Dust2Crust
Alex Reed makes tiles that feel like artifacts and skis mountains that feel like secrets. In both clay and snow, he moves with quiet intensity, chasing transformation, precision, and play.
Let’s start with clay – why ceramics? What pulled you toward that material in the first place?
I started taking art seriously in high school. My older brother made a small pot in ceramics class and brought it home, which was very exciting. Now, after working with clay for almost 20 years, I appreciate many other things about it.
What’s one object you've made that still surprises you?
I made a ceramic ghost at a Heath Ceramics Halloween party in 2018. It’s surprising to me because it’s really a perfect object. Sometimes I look at it and think to myself, Damn, I did that.
“Expressing a point of view becomes almost a Zen thought experiment – how to say something using the most limited amount of space and tools.”
Can you talk a bit about Dust2Crust? What sparked that project, and how has it shaped your relationship to your work – or to the land itself?
Dust2Crust is a ski mountaineering endurance race I started two years ago in the mountains outside of Los Angeles. Calvin Roccio and John Kyle Mohr have been key early contributors. Ski mountaineering – or SkiMo – is backcountry skiing with many climbs and descents outside any managed ski area.
I grew up skiing backcountry pretty seriously, but took a number of years away from the mountains after moving to Los Angeles in 2013. In 2023, I had a bout of restlessness, which coincided with a very plentiful snow year and a dynamic apartment situation (that’s another story), and I found myself returning to the local mountains. I was blown away by what I found that winter – all within two hours of LA – and had an incredible period of discovery on skis.
After that winter, I started trail running to build fitness for longer, faster, bigger objectives. The fitness kept growing, and I hatched the idea for a local SkiMo race, inspired by classic European races like Mezzalama and Patrouille des Glaciers. The anachronistic nature of backcountry skiing near LA – let alone a well-organized wilderness SkiMo race – was something I couldn’t get out of my head. The race is a fitness test piece, a celebration of the fleeting nature of skiing around LA, and a collaborative design project with friends.
Both ceramics and long-distance skiing seem romantic on the surface – but they’re also incredibly technical and methodical. How do those more precise, mathematical aspects play into your creative process?
Yes, that’s a good insight. In college, I had aspirations to be a country potter at the end of a dirt road but quickly began developing a more technical, industrial approach. I’m prone – sometimes to a fault – to go deep down the rabbit hole of something if I sense it could be beneficial, even if the application isn’t totally clear at the time. Exploratory backcountry skiing also rewards this kind of "research": reading old blogs, studying satellite imagery from past seasons, spending hours on mapping software, and so on.
What does a desert road trip on a scooter teach you about attention?
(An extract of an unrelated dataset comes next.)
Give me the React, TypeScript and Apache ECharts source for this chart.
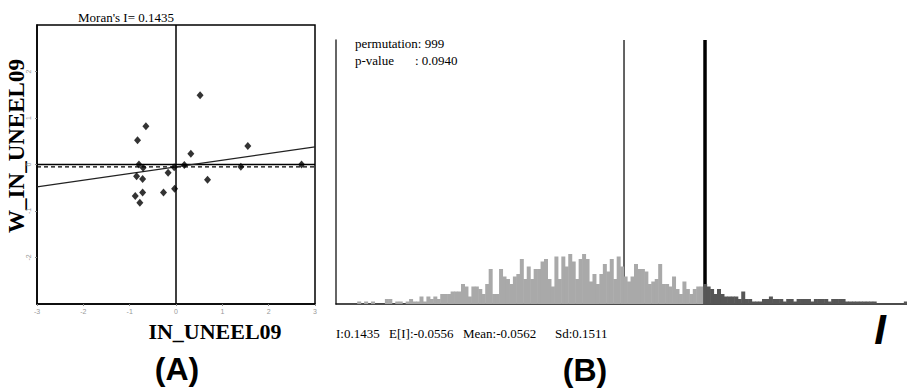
import React, { useEffect, useRef } from "react";
import * as echarts from "echarts";

// ---------- Panel A: Moran scatter plot ----------
const scatterX = [0.52, -0.65, -0.83, 0.32, 1.55, -0.8, -0.71, -0.85, -0.72, -0.17, -0.04, 0.18, 0.68, 1.4, 2.71, -0.88, -0.72, -0.27, -0.03, -0.78];
const scatterY = [1.49, 0.82, 0.52, 0.23, 0.4, 0.0, -0.07, -0.25, -0.31, -0.18, -0.06, -0.01, -0.33, -0.05, 0.0, -0.68, -0.6, -0.6, -0.52, -0.82];
const moranI = 0.1435;
const regIntercept = -0.05;
const meanLag = -0.05;
const axisTicksA = [-3, -2, -1, 0, 1, 2, 3];

// ---------- Panel B: permutation histogram ----------
const permutations = 999;
const pValue = "0.0940";
const expectedI = -0.0556;
const permMean = -0.0562;
const permSd = 0.1511;
const histMin = -0.7663;
const histMax = 0.6415;
const binStart = -0.7219;
const binWidth = 0.00853;
const histCounts = [
  0, 1, 0, 1, 0, 1, 0, 0, 0, 2,
  2, 0, 1, 1, 0, 1, 2, 1, 1, 3,
  1, 3, 2, 3, 2, 4, 4, 4, 5, 5,
  5, 8, 7, 3, 7, 7, 6, 4, 8, 14,
  4, 4, 14, 11, 10, 8, 11, 12, 18, 10,
  15, 10, 14, 14, 17, 18, 10, 7, 19, 10,
  19, 15, 20, 17, 10, 18, 20, 18, 9, 12,
  8, 12, 16, 13, 18, 10, 19, 15, 11, 9,
  11, 16, 14, 14, 13, 8, 9, 10, 16, 8,
  8, 7, 11, 6, 4, 9, 6, 4, 6, 7,
  7, 8, 7, 6, 4, 6, 4, 3, 3, 3,
  3, 2, 5, 2, 2, 1, 1, 1, 2, 2,
  3, 2, 2, 2, 1, 2, 2, 1, 2, 2,
  2, 2, 1, 2, 2, 2, 2, 1, 2, 2,
  2, 2, 1, 1, 1, 1, 1, 1, 1, 1,
  1, 0, 0, 0, 0, 0, 0, 0, 0, 1,
];
const histYMax = 105.6;

const SERIF = '"Liberation Serif", "Times New Roman", serif';
const SANS = '"Liberation Sans", Arial, sans-serif';

export default function App() {
  const ref = useRef<HTMLDivElement>(null);

  useEffect(() => {
    if (!ref.current) return;
    const chart = echarts.init(ref.current, null, { renderer: "svg" });

    const scatterData = scatterX.map((x, i) => [x, scatterY[i]]);
    const regLine = [
      [axisTicksA[0], regIntercept + moranI * axisTicksA[0]],
      [axisTicksA[6], regIntercept + moranI * axisTicksA[6]],
    ];
    const histData = histCounts.map((c, i) => [binStart + (i + 0.5) * binWidth, c]);

    const txt = (x: number, y: number, text: string, font: string, align = "left", extra: any = {}) => ({
      type: "text", x, y, ...extra,
      style: { text, font, fill: "#000", textAlign: align, textVerticalAlign: "middle" },
    });

    const option: any = {
      animation: false,
      backgroundColor: "#ffffff",
      grid: [
        { left: 37, top: 25, width: 278, height: 279, show: true, borderColor: "#000", borderWidth: 1.5, backgroundColor: "transparent" },
        { left: 336, top: 40, right: 0, bottom: 84 },
      ],
      xAxis: [
        {
          gridIndex: 0, type: "value", min: -3, max: 3, interval: 1,
          axisLine: { show: true, onZero: false, lineStyle: { color: "#000", width: 1.5 } },
          axisTick: { show: true, length: 2, lineStyle: { color: "#888" } },
          axisLabel: { fontSize: 7, color: "#999", margin: 4, fontFamily: SANS },
          splitLine: { show: false },
        },
        {
          gridIndex: 1, type: "value", min: histMin, max: histMax,
          axisLine: { show: true, onZero: false, lineStyle: { color: "#111", width: 1.5 } },
          axisTick: { show: false }, axisLabel: { show: false }, splitLine: { show: false },
        },
      ],
      yAxis: [
        {
          gridIndex: 0, type: "value", min: -3, max: 3, interval: 1,
          axisLine: { show: true, onZero: false, lineStyle: { color: "#000", width: 1.5 } },
          axisTick: { show: true, length: 2, lineStyle: { color: "#888" } },
          axisLabel: { fontSize: 7, color: "#999", margin: 5, rotate: 90, showMinLabel: false, showMaxLabel: false, fontFamily: SANS },
          splitLine: { show: false },
        },
        {
          gridIndex: 1, type: "value", min: 0, max: histYMax,
          axisLine: { show: true, onZero: false, lineStyle: { color: "#333", width: 1.5 } },
          axisTick: { show: false }, axisLabel: { show: false }, splitLine: { show: false },
        },
      ],
      series: [
        {
          type: "line", xAxisIndex: 0, yAxisIndex: 0, data: [[-3, 0], [3, 0]],
          symbol: "none", lineStyle: { color: "#000", width: 1.5 }, z: 2,
        },
        {
          type: "line", xAxisIndex: 0, yAxisIndex: 0, data: [[0, -3], [0, 3]],
          symbol: "none", lineStyle: { color: "#000", width: 1.5 }, z: 2,
        },
        {
          type: "line", xAxisIndex: 0, yAxisIndex: 0, data: [[-3, meanLag], [3, meanLag]],
          symbol: "none", lineStyle: { color: "#000", width: 1.2, type: [4, 3] }, z: 2,
        },
        {
          type: "line", xAxisIndex: 0, yAxisIndex: 0, data: regLine,
          symbol: "none", lineStyle: { color: "#222", width: 1.2 }, z: 2,
        },
        {
          type: "scatter", xAxisIndex: 0, yAxisIndex: 0, data: scatterData,
          symbol: "diamond", symbolSize: [7, 8], itemStyle: { color: "#000" }, z: 3,
        },
        {
          type: "line", xAxisIndex: 1, yAxisIndex: 1, data: [[permMean, 0], [permMean, histYMax]],
          symbol: "none", lineStyle: { color: "#111", width: 1.3 }, z: 1,
        },
        {
          type: "line", xAxisIndex: 1, yAxisIndex: 1, data: [[moranI, 0], [moranI, histYMax]],
          symbol: "none", lineStyle: { color: "#000", width: 3.5 }, z: 1,
        },
        {
          type: "bar", xAxisIndex: 1, yAxisIndex: 1, data: histData, barWidth: 4, z: 3,
          itemStyle: {
            color: (p: any) => (p.value[0] > moranI ? "#565656" : "#a9a9a9"),
          },
        },
      ],
      graphic: [
        txt(126, 17, "Moran's I= " + moranI.toFixed(4), `13px ${SERIF}`, "center"),
        txt(16, 146, "W_IN_UNEEL09", `bold 23px ${SERIF}`, "center", { rotation: Math.PI / 2 }),
        txt(215, 331, "IN_UNEEL09", `bold 22px ${SERIF}`, "center"),
        txt(177, 369, "(A)", `bold 32px ${SANS}`, "center"),
        txt(585, 370, "(B)", `bold 32px ${SANS}`, "center"),
        txt(355, 43, "permutation: " + permutations, `13px ${SERIF}`),
        txt(355, 60, "p-value", `13px ${SERIF}`),
        txt(415, 60, ": " + pValue, `13px ${SERIF}`),
        txt(336, 333, "I:" + moranI.toFixed(4), `13px ${SERIF}`),
        txt(389, 333, "E[I]:" + expectedI.toFixed(4), `13px ${SERIF}`),
        txt(463, 333, "Mean:" + permMean.toFixed(4), `13px ${SERIF}`),
        txt(555, 333, "Sd:" + permSd.toFixed(4), `13px ${SERIF}`),
        txt(880, 329, "I", `italic bold 42px ${SANS}`, "center"),
      ],
    };

    chart.setOption(option);
    return () => chart.dispose();
  }, []);

  return (
    <div
      ref={ref}
      style={{ position: "fixed", left: 0, top: 0, width: 907, height: 388, background: "#fff" }}
    />
  );
}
A very small “bubble” allows you to consider each and every thing in that bubble – why it’s there, what it’s doing, and what your relationship to it is.
Crystal Lake Eclipse Pow Night Trip
Crystal Lake Eclipse Pow Night Trip
Crystal Lake Eclipse Pow Night Trip
Crystal Lake Eclipse Pow Night Trip
Crystal Lake Eclipse Pow Night Trip
Crystal Lake Eclipse Pow Night Trip
Crystal Lake Eclipse Pow Night Trip
“The race is a fitness test piece, a celebration of the fleeting nature of skiing around LA, and a collaborative design project with friends.”
You’ve mentioned the importance of adventure in your life – how does risk, or even failure, show up in your studio practice?
A few years ago, I had a bout of restlessness – depression? anxiety? ambition without an outlet? – and realized my work, which had long been a main source of adventure, no longer felt that way. After a decade of focused, deliberate, career-oriented work, I was hungry to apply my ambition in ways not directly tied to my studio. This is probably about adventure and physicality.
In the studio, I approach risk in a very calculated way – always in relation to what I’ve done before, to estimate the likelihood of success. “Success” in my work lately is very simple: Will the piece survive the ceramic process? Will the glaze melt the way I want it to? I usually approach new ideas slowly, testing prototypes and mockups along the way.
The name Dust2Crust implies both journey and transformation. Do you see your ceramic process in a similar way – something that begins as earth and becomes something entirely different?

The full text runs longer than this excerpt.